▶ [Written exercise]: Repeat the lines exactly from the line that contains "Clone this chart" through the line that contains "const ref = useRef<HTMLCanvasElement>(null);"; leave images out and add nothing.

▶ [Data supplied]:
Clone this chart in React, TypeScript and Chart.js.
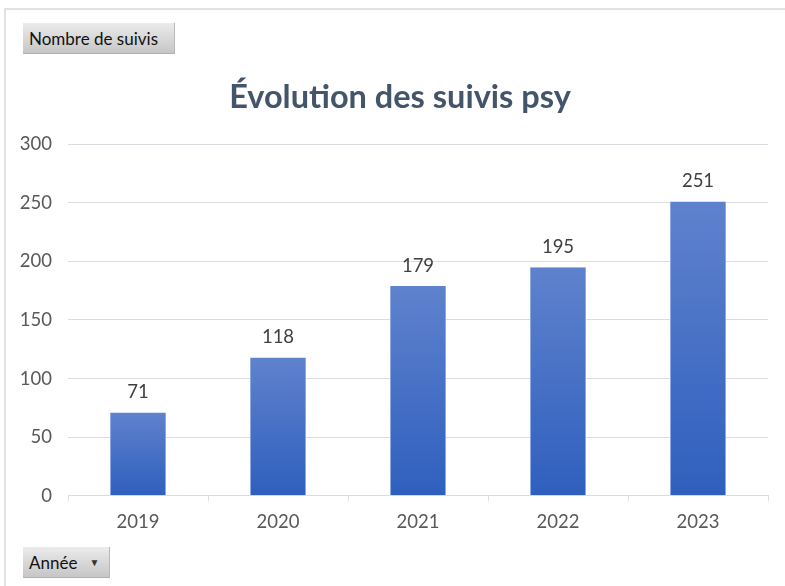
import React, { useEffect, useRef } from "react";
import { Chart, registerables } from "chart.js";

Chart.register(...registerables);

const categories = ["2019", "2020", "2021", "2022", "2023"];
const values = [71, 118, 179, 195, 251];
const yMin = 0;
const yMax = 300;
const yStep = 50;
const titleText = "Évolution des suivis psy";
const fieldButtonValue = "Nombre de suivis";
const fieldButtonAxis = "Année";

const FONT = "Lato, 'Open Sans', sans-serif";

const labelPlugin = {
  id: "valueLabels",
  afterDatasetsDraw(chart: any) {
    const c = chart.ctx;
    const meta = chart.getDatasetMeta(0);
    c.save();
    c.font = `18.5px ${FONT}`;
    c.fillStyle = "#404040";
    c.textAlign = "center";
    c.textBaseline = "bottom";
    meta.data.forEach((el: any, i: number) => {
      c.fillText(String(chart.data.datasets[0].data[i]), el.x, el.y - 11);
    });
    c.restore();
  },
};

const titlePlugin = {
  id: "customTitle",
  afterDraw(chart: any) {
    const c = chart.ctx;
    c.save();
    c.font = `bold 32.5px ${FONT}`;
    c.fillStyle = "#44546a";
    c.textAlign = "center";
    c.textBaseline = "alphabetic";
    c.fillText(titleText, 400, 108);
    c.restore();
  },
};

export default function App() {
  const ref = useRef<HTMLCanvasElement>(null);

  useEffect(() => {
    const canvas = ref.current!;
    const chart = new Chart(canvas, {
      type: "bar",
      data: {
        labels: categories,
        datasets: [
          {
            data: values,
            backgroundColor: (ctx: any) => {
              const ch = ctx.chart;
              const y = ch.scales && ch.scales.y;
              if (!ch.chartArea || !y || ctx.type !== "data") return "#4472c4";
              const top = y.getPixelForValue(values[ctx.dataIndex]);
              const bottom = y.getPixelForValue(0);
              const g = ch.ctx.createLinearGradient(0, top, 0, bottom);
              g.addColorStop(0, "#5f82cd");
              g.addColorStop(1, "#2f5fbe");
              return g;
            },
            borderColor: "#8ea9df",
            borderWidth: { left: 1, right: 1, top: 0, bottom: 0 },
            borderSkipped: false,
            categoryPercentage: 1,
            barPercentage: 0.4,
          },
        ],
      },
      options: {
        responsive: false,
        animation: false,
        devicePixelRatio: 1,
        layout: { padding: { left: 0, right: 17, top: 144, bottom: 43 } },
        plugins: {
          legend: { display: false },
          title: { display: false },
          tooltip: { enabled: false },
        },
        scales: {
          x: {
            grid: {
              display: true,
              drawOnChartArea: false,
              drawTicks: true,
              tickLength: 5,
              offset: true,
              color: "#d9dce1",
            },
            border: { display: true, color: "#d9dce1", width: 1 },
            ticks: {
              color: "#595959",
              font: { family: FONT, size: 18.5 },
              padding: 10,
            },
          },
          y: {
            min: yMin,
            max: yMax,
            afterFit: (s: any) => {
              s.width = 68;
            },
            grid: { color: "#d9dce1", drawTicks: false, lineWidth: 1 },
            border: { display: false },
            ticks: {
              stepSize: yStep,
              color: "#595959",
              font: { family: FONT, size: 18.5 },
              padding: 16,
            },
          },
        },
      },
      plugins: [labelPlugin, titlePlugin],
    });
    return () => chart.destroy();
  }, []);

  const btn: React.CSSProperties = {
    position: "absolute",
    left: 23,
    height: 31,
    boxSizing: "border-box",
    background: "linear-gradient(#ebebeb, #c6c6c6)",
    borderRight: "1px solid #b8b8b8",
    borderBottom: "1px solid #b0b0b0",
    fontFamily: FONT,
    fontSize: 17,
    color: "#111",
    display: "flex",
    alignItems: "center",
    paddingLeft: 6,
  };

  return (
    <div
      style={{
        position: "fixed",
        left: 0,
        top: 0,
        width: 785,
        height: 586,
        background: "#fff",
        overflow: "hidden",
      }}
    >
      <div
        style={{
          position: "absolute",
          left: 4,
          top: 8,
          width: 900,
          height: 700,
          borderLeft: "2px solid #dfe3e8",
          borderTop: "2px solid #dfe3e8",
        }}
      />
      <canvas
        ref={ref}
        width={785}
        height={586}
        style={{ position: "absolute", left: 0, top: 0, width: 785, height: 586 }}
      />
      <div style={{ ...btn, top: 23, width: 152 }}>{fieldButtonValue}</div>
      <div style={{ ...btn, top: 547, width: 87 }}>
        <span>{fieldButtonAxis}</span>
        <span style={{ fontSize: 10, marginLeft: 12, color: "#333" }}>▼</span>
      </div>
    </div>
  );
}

--

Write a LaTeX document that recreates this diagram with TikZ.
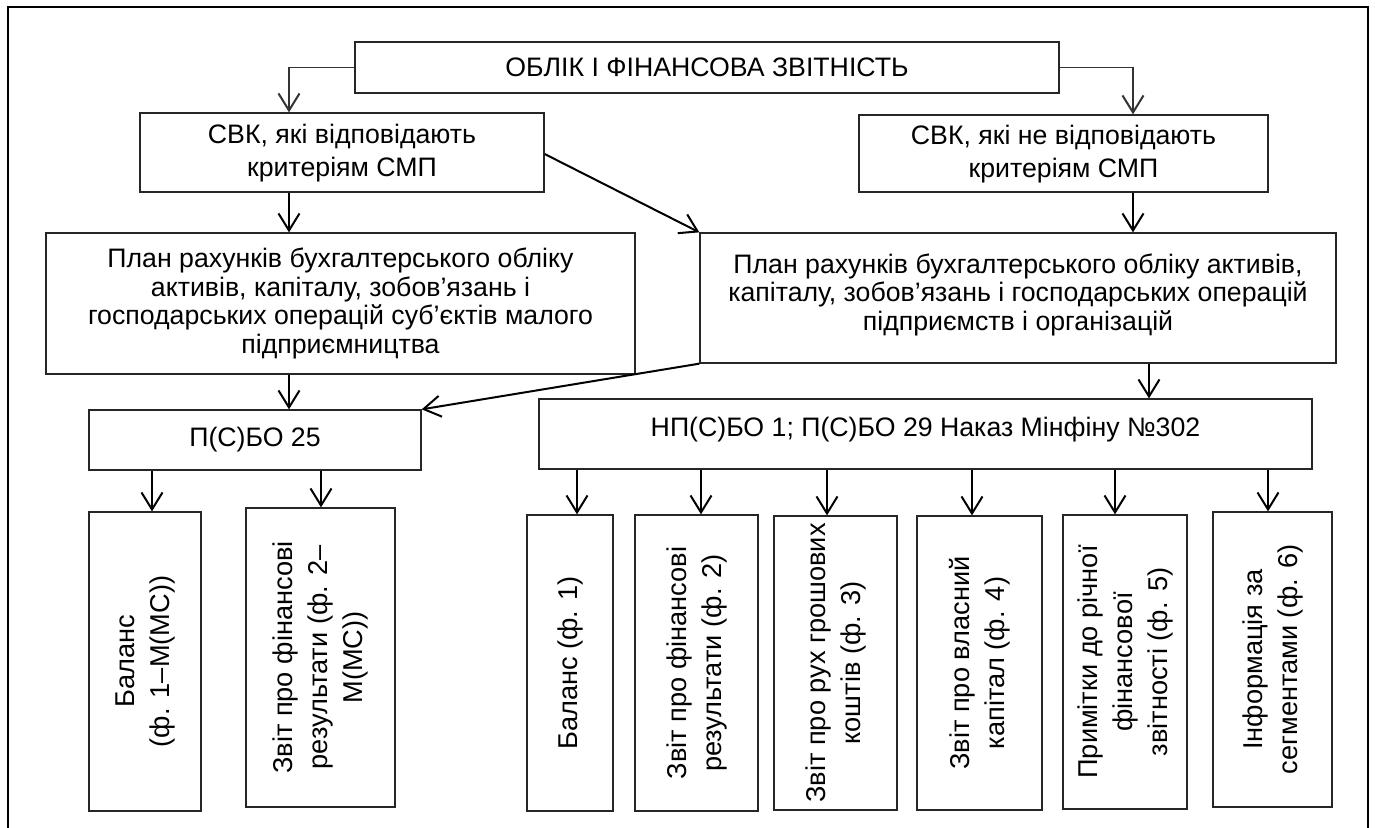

▶ [Full response]:
Clone this chart in React, TypeScript and Chart.js.
import React, { useEffect, useRef } from "react";
import { Chart, registerables } from "chart.js";

Chart.register(...registerables);

const categories = ["2019", "2020", "2021", "2022", "2023"];
const values = [71, 118, 179, 195, 251];
const yMin = 0;
const yMax = 300;
const yStep = 50;
const titleText = "Évolution des suivis psy";
const fieldButtonValue = "Nombre de suivis";
const fieldButtonAxis = "Année";

const FONT = "Lato, 'Open Sans', sans-serif";

const labelPlugin = {
  id: "valueLabels",
  afterDatasetsDraw(chart: any) {
    const c = chart.ctx;
    const meta = chart.getDatasetMeta(0);
    c.save();
    c.font = `18.5px ${FONT}`;
    c.fillStyle = "#404040";
    c.textAlign = "center";
    c.textBaseline = "bottom";
    meta.data.forEach((el: any, i: number) => {
      c.fillText(String(chart.data.datasets[0].data[i]), el.x, el.y - 11);
    });
    c.restore();
  },
};

const titlePlugin = {
  id: "customTitle",
  afterDraw(chart: any) {
    const c = chart.ctx;
    c.save();
    c.font = `bold 32.5px ${FONT}`;
    c.fillStyle = "#44546a";
    c.textAlign = "center";
    c.textBaseline = "alphabetic";
    c.fillText(titleText, 400, 108);
    c.restore();
  },
};

export default function App() {
  const ref = useRef<HTMLCanvasElement>(null);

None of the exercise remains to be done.